Provided data
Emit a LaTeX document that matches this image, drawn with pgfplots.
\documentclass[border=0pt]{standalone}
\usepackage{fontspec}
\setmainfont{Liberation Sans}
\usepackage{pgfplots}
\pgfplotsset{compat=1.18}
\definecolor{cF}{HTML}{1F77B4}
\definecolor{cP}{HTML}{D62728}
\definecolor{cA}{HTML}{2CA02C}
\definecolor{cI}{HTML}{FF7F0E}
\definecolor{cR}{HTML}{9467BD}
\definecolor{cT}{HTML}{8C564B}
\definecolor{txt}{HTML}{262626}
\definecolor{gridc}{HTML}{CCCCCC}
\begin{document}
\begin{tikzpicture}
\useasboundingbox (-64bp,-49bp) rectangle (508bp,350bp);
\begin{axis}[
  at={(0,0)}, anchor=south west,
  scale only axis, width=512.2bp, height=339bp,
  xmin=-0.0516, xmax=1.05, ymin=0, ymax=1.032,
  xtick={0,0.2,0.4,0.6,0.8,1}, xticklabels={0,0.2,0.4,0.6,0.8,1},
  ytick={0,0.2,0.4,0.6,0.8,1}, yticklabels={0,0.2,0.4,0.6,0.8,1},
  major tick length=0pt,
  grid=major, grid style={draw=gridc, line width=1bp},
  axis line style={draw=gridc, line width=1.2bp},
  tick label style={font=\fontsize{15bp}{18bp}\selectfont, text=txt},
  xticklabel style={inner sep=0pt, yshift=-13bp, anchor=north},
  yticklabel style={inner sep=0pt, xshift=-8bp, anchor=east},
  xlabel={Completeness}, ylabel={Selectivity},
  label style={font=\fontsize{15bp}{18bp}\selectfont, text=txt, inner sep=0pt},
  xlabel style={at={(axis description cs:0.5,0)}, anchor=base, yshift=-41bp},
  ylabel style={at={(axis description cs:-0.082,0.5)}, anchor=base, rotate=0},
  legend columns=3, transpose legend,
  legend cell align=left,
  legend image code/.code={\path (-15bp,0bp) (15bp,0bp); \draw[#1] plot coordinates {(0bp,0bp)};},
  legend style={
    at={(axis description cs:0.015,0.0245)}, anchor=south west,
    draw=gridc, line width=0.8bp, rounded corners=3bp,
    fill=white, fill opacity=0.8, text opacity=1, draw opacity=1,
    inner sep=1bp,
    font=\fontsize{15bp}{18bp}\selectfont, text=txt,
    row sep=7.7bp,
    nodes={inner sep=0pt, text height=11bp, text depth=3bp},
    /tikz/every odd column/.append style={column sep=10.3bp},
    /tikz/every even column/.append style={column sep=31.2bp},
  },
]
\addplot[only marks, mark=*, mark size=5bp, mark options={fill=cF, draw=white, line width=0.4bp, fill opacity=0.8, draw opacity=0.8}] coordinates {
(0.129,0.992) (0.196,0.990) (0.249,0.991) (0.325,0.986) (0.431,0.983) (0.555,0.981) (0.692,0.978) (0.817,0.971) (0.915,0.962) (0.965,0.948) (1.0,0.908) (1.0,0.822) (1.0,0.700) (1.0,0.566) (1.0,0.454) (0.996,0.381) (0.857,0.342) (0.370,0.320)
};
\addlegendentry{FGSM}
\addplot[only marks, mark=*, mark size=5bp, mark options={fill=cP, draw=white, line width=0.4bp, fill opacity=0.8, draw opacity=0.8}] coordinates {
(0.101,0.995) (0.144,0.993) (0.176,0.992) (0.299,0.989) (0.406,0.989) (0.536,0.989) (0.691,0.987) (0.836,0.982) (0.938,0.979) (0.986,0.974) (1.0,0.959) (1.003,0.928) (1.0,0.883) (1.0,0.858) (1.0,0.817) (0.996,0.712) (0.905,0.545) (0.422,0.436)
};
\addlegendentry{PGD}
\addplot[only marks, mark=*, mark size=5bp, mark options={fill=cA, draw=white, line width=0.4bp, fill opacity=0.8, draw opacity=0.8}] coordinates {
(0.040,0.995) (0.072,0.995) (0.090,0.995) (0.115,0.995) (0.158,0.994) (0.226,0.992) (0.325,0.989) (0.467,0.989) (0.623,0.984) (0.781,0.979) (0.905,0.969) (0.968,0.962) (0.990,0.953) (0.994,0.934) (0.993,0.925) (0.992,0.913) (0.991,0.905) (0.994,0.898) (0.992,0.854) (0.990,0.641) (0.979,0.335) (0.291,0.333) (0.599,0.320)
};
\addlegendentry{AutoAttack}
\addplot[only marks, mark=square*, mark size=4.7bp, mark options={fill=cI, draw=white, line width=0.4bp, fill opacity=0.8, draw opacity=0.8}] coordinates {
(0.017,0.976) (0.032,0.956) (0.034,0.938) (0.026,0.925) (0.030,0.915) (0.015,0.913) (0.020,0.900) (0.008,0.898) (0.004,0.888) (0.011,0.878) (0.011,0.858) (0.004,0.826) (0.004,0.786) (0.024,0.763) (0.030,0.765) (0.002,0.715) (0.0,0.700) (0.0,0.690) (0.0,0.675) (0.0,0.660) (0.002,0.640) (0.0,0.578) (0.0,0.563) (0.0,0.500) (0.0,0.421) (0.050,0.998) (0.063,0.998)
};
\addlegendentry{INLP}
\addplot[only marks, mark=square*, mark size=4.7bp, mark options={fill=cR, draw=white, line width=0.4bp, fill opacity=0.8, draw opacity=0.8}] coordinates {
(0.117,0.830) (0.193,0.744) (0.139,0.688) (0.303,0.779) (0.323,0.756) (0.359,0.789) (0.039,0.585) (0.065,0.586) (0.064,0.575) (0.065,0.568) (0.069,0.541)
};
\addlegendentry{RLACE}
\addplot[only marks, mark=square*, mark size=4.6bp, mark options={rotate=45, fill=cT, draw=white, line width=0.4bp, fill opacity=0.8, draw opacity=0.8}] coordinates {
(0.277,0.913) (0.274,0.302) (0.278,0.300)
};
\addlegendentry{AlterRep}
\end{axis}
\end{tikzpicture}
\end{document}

Short task
Repeat the preceding lines exactly, please, every one of them.

The solution
Emit a LaTeX document that matches this image, drawn with pgfplots.
\documentclass[border=0pt]{standalone}
\usepackage{fontspec}
\setmainfont{Liberation Sans}
\usepackage{pgfplots}
\pgfplotsset{compat=1.18}
\definecolor{cF}{HTML}{1F77B4}
\definecolor{cP}{HTML}{D62728}
\definecolor{cA}{HTML}{2CA02C}
\definecolor{cI}{HTML}{FF7F0E}
\definecolor{cR}{HTML}{9467BD}
\definecolor{cT}{HTML}{8C564B}
\definecolor{txt}{HTML}{262626}
\definecolor{gridc}{HTML}{CCCCCC}
\begin{document}
\begin{tikzpicture}
\useasboundingbox (-64bp,-49bp) rectangle (508bp,350bp);
\begin{axis}[
  at={(0,0)}, anchor=south west,
  scale only axis, width=512.2bp, height=339bp,
  xmin=-0.0516, xmax=1.05, ymin=0, ymax=1.032,
  xtick={0,0.2,0.4,0.6,0.8,1}, xticklabels={0,0.2,0.4,0.6,0.8,1},
  ytick={0,0.2,0.4,0.6,0.8,1}, yticklabels={0,0.2,0.4,0.6,0.8,1},
  major tick length=0pt,
  grid=major, grid style={draw=gridc, line width=1bp},
  axis line style={draw=gridc, line width=1.2bp},
  tick label style={font=\fontsize{15bp}{18bp}\selectfont, text=txt},
  xticklabel style={inner sep=0pt, yshift=-13bp, anchor=north},
  yticklabel style={inner sep=0pt, xshift=-8bp, anchor=east},
  xlabel={Completeness}, ylabel={Selectivity},
  label style={font=\fontsize{15bp}{18bp}\selectfont, text=txt, inner sep=0pt},
  xlabel style={at={(axis description cs:0.5,0)}, anchor=base, yshift=-41bp},
  ylabel style={at={(axis description cs:-0.082,0.5)}, anchor=base, rotate=0},
  legend columns=3, transpose legend,
  legend cell align=left,
  legend image code/.code={\path (-15bp,0bp) (15bp,0bp); \draw[#1] plot coordinates {(0bp,0bp)};},
  legend style={
    at={(axis description cs:0.015,0.0245)}, anchor=south west,
    draw=gridc, line width=0.8bp, rounded corners=3bp,
    fill=white, fill opacity=0.8, text opacity=1, draw opacity=1,
    inner sep=1bp,
    font=\fontsize{15bp}{18bp}\selectfont, text=txt,
    row sep=7.7bp,
    nodes={inner sep=0pt, text height=11bp, text depth=3bp},
    /tikz/every odd column/.append style={column sep=10.3bp},
    /tikz/every even column/.append style={column sep=31.2bp},
  },
]
\addplot[only marks, mark=*, mark size=5bp, mark options={fill=cF, draw=white, line width=0.4bp, fill opacity=0.8, draw opacity=0.8}] coordinates {
(0.129,0.992) (0.196,0.990) (0.249,0.991) (0.325,0.986) (0.431,0.983) (0.555,0.981) (0.692,0.978) (0.817,0.971) (0.915,0.962) (0.965,0.948) (1.0,0.908) (1.0,0.822) (1.0,0.700) (1.0,0.566) (1.0,0.454) (0.996,0.381) (0.857,0.342) (0.370,0.320)
};
\addlegendentry{FGSM}
\addplot[only marks, mark=*, mark size=5bp, mark options={fill=cP, draw=white, line width=0.4bp, fill opacity=0.8, draw opacity=0.8}] coordinates {
(0.101,0.995) (0.144,0.993) (0.176,0.992) (0.299,0.989) (0.406,0.989) (0.536,0.989) (0.691,0.987) (0.836,0.982) (0.938,0.979) (0.986,0.974) (1.0,0.959) (1.003,0.928) (1.0,0.883) (1.0,0.858) (1.0,0.817) (0.996,0.712) (0.905,0.545) (0.422,0.436)
};
\addlegendentry{PGD}
\addplot[only marks, mark=*, mark size=5bp, mark options={fill=cA, draw=white, line width=0.4bp, fill opacity=0.8, draw opacity=0.8}] coordinates {
(0.040,0.995) (0.072,0.995) (0.090,0.995) (0.115,0.995) (0.158,0.994) (0.226,0.992) (0.325,0.989) (0.467,0.989) (0.623,0.984) (0.781,0.979) (0.905,0.969) (0.968,0.962) (0.990,0.953) (0.994,0.934) (0.993,0.925) (0.992,0.913) (0.991,0.905) (0.994,0.898) (0.992,0.854) (0.990,0.641) (0.979,0.335) (0.291,0.333) (0.599,0.320)
};
\addlegendentry{AutoAttack}
\addplot[only marks, mark=square*, mark size=4.7bp, mark options={fill=cI, draw=white, line width=0.4bp, fill opacity=0.8, draw opacity=0.8}] coordinates {
(0.017,0.976) (0.032,0.956) (0.034,0.938) (0.026,0.925) (0.030,0.915) (0.015,0.913) (0.020,0.900) (0.008,0.898) (0.004,0.888) (0.011,0.878) (0.011,0.858) (0.004,0.826) (0.004,0.786) (0.024,0.763) (0.030,0.765) (0.002,0.715) (0.0,0.700) (0.0,0.690) (0.0,0.675) (0.0,0.660) (0.002,0.640) (0.0,0.578) (0.0,0.563) (0.0,0.500) (0.0,0.421) (0.050,0.998) (0.063,0.998)
};
\addlegendentry{INLP}
\addplot[only marks, mark=square*, mark size=4.7bp, mark options={fill=cR, draw=white, line width=0.4bp, fill opacity=0.8, draw opacity=0.8}] coordinates {
(0.117,0.830) (0.193,0.744) (0.139,0.688) (0.303,0.779) (0.323,0.756) (0.359,0.789) (0.039,0.585) (0.065,0.586) (0.064,0.575) (0.065,0.568) (0.069,0.541)
};
\addlegendentry{RLACE}
\addplot[only marks, mark=square*, mark size=4.6bp, mark options={rotate=45, fill=cT, draw=white, line width=0.4bp, fill opacity=0.8, draw opacity=0.8}] coordinates {
(0.277,0.913) (0.274,0.302) (0.278,0.300)
};
\addlegendentry{AlterRep}
\end{axis}
\end{tikzpicture}
\end{document}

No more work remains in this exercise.